One Xavier basketball fan by the name of Renée Stoeckle found this out the hard way over the weekend when she attempted to watch the top-seeded Muskateers take on Florida State in the second round of the NCAA Tournament on a Southwest Airlines flight. 

Unfortunately for Renée, Southwest's WiFi couldn't support her mission to stream the game, leaving her in the dark when it came to the action on the court. But that WiFi was strong enough to allow her to tweet her complaint to the airline's official account -- you know, as one does.

Usually when you tweet a complaint at a big brand's account, you'll get a canned response apologizing and telling you to seek additional communication so the company can further assist you with your problem. However, what Renée got back wasn't the usual response. 
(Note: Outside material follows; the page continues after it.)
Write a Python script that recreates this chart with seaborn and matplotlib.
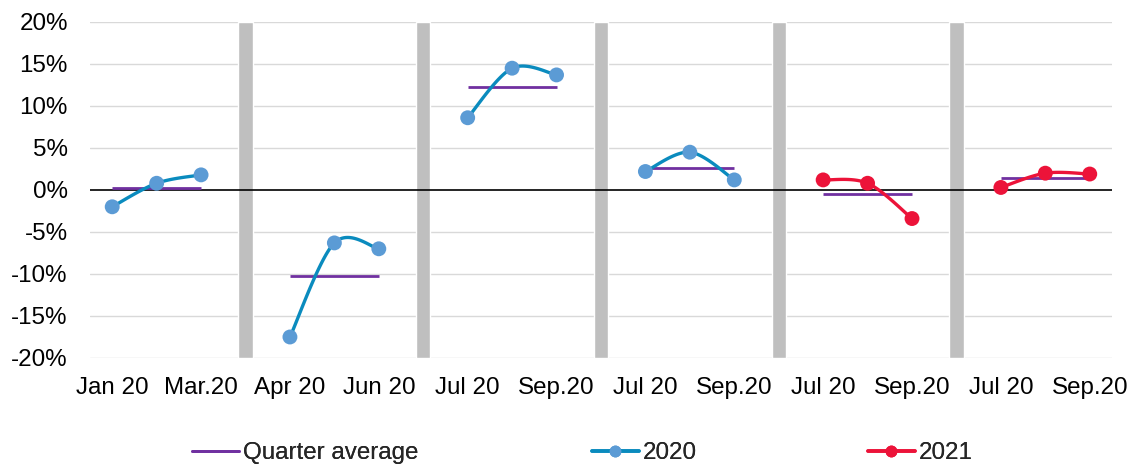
import numpy as np
import pandas as pd
import matplotlib
matplotlib.use("Agg")
import matplotlib.pyplot as plt
from matplotlib.lines import Line2D
import seaborn as sns

# Monthly change (%) per quarter block, three months each
values_2020 = [-2.0, 0.8, 1.8, -17.5, -6.3, -7.0, 8.6, 14.5, 13.7, 2.2, 4.5, 1.2]
values_2021 = [1.2, 0.8, -3.4, 0.3, 2.0, 1.9]
tick_labels = ["Jan 20", "Mar.20", "Apr 20", "Jun 20", "Jul 20", "Sep.20",
               "Jul 20", "Sep.20", "Jul 20", "Sep.20", "Jul 20", "Sep.20"]

C_2020_LINE = "#0A8BBE"
C_2020_MARK = "#5B9BD5"
C_2021 = "#EC1339"
C_AVG = "#7030A0"
C_SEP = "#BFBFBF"
FS = 17.4

sns.set_theme(style="white")
plt.rcParams["font.family"] = ["Liberation Sans", "DejaVu Sans"]

# Build long table: each block has 3 months, followed by a separator slot
rows = []
for series, vals in (("2020", values_2020), ("2021", values_2021)):
    offset = 0 if series == "2020" else len(values_2020) // 3
    for i, v in enumerate(vals):
        block = offset + i // 3
        rows.append({"series": series, "block": block, "month": i % 3,
                     "x": block * 4 + i % 3, "value": v})
df = pd.DataFrame(rows)
n_blocks = df["block"].nunique()
n_slots = n_blocks * 4 - 1

fig = plt.figure(figsize=(11.32, 4.66), dpi=100)
ax = fig.add_axes([0.0795, 0.2318, 0.9028, 0.721])


def smooth(x, y, n=40):
    """Bezier smoothing through points (Catmull-Rom style control points)."""
    x = np.asarray(x, float)
    y = np.asarray(y, float)
    px = np.concatenate([[x[0]], x, [x[-1]]])
    py = np.concatenate([[y[0]], y, [y[-1]]])
    xs, ys = [], []
    t = np.linspace(0, 1, n)
    for i in range(1, len(px) - 2):
        p0 = np.array([px[i], py[i]])
        p3 = np.array([px[i + 1], py[i + 1]])
        c1 = p0 + (np.array([px[i + 1], py[i + 1]]) - np.array([px[i - 1], py[i - 1]])) / 6
        c2 = p3 - (np.array([px[i + 2], py[i + 2]]) - np.array([px[i], py[i]])) / 6
        b = ((1 - t) ** 3)[:, None] * p0 + (3 * (1 - t) ** 2 * t)[:, None] * c1 \
            + (3 * (1 - t) * t ** 2)[:, None] * c2 + (t ** 3)[:, None] * p3
        xs.append(b[:, 0])
        ys.append(b[:, 1])
    return np.concatenate(xs), np.concatenate(ys)


# Grid lines
for yv in np.arange(-20, 21, 5):
    if yv != 0:
        ax.axhline(yv, color="#D9D9D9", lw=1.0, zorder=0)

# Separators between quarter blocks
sep_x = [b * 4 + 3 for b in range(n_blocks - 1)]
ax.bar(sep_x, [40] * len(sep_x), bottom=-20, width=0.32, color=C_SEP, zorder=1)

ax.axhline(0, color="black", lw=1.2, zorder=2)

# Quarter averages and smoothed lines
for (series, block), g in df.groupby(["series", "block"]):
    avg = g["value"].mean()
    ax.hlines(avg, g["x"].min(), g["x"].max(), color=C_AVG, lw=2.0, zorder=3)
    sx, sy = smooth(g["x"], g["value"])
    color = C_2020_LINE if series == "2020" else C_2021
    ax.plot(sx, sy, color=color, lw=2.4, zorder=4, solid_capstyle="round")

sns.scatterplot(data=df, x="x", y="value", hue="series",
                palette={"2020": C_2020_MARK, "2021": C_2021},
                s=115, linewidth=0, legend=False, zorder=5, ax=ax)

ax.set_xlim(-0.5, n_slots - 0.5)
ax.set_ylim(-20, 20)
ax.set_yticks(np.arange(-20, 21, 5))
ax.set_yticklabels([f"{v}%" for v in range(-20, 21, 5)])
tick_pos = [b * 4 + m for b in range(n_blocks) for m in (0, 2)]
ax.set_xticks(tick_pos)
ax.set_xticklabels(tick_labels)
ax.tick_params(axis="both", length=0, labelsize=FS, colors="black")
ax.tick_params(axis="y", pad=16)
ax.tick_params(axis="x", pad=13.5)
ax.set_xlabel("")
ax.set_ylabel("")
for s in ax.spines.values():
    s.set_visible(False)

# Legend entries placed along the bottom edge
legend_items = [
    (Line2D([], [], color=C_AVG, lw=2.0), "Quarter average", 192),
    (Line2D([], [], color=C_2020_LINE, lw=2.6, marker="o", markersize=8.5,
            markerfacecolor=C_2020_MARK, markeredgewidth=0), "2020", 592),
    (Line2D([], [], color=C_2021, lw=2.6, marker="o", markersize=8.5,
            markerfacecolor=C_2021, markeredgewidth=0), "2021", 868),
]
W, H = fig.get_size_inches() * fig.dpi
for handle, label, xpix in legend_items:
    leg = fig.legend([handle], [label], loc="center left",
                     bbox_to_anchor=(xpix / W, 13 / H), frameon=False,
                     fontsize=FS, handlelength=1.94, handletextpad=0.17,
                     borderaxespad=0, borderpad=0)
    fig.add_artist(leg)

fig.savefig("out.png", dpi=100)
What she got was "Mike" from Southwest, and Mike rules at his job. Not only did Mike provide an explanation for why Renée wasn't able to stream the game, he also gave her an update on the game. Clutch. 

That's when Renée decided to throw up a prayer in hopes of getting additional updates. 

Surely there was no way Mike could actually provide her with live updates, at least not from the airline's official account...right? Wrong! As you know... THIS IS MARCH, and improbable prayers get answered during this time of year.

Mike spent the majority of the second half watching the Xavier-Florida State game and delivered constant updates to Renée so that she didn't have to suffer from FOMO in the clouds. And while that incredible act of customer service likely seemed like a blessing for Renée, the updates kept getting worse as Xavier lost a grip on their lead over the Seminoles.

Ultimately, the game didn't go the way she had hoped and Xavier was handed a devastating upset loss, but at least she got the chance to follow along while in the air. (We'll ignore the fact that she could have just used the plane's WiFi to check in on live updates from CBS Sports dot com.) 

At the very least, she can be glad that she flew Southwest Airlines, a company that employs a hero named Mike.